Italian woman of the 17th century

Marina Gamba of Venice (c. 1570 in Venice – 21 August 1612 in Padua) was the mother of Galileo Galilei's illegitimate children.

== Relationship with Galileo Galilei ==
During one of his frequent trips to Venice, Galileo met a young woman named Marina, daughter of Andrea Gamba, and started a relationship with her. She moved into his house in Padua and bore him three children: Virginia (16 August 1600 – 1634), later Sister Maria Celeste; Livia (1601–1659), later Sister Arcangela; and Vincenzo (1606–1649). In none of the three baptismal records is Galileo named as the father. Virginia was described as "daughter by fornication of Marina of Venice," with no mention of the father; on Livia's baptismal record the name of the father was left blank; Vincenzo's baptismal record announced "father uncertain" (Galileo's Daughter 24, Dava Sobel, 1999). Galileo's position as a professor and his many friendships among the Venetian nobility probably made it unwise for him to figure officially as the children's father.

When Galileo left Padua for good in 1610 to take up his position at the Medici court in Florence, he took the two daughters with him but left their mother behind with 4year-old Vincenzo, who joined his father in Florence a few years later.

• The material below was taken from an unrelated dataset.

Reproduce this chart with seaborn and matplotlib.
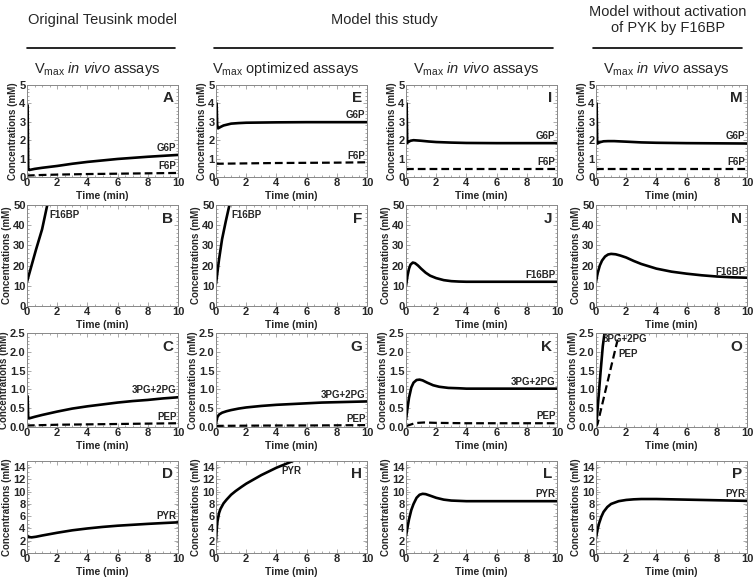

With Marina no longer in the family, Galileo put his two daughters in a convent and managed to have Vincenzo legitimated by the Grand Duke of Tuscany. In his 1619 request for this, Galileo declared that at the time of his cohabitation with Marina, she "had never been married" and was "already dead" at the drawing up of the act. Vincenzo studied law and later became a lutenist like his namesake grandfather. He died in 1649.

== Confusion with Marina Bartoluzzi ==
Marina Gamba is often confused with Marina Bartoluzzi, who looked after Vincenzo while Galileo was settling in Florence, resorting to the sale of a lute to pay for her services. She was long believed to have remarried to a certain Giovanni Bartoluzzi, but it has been proven that they were two different persons.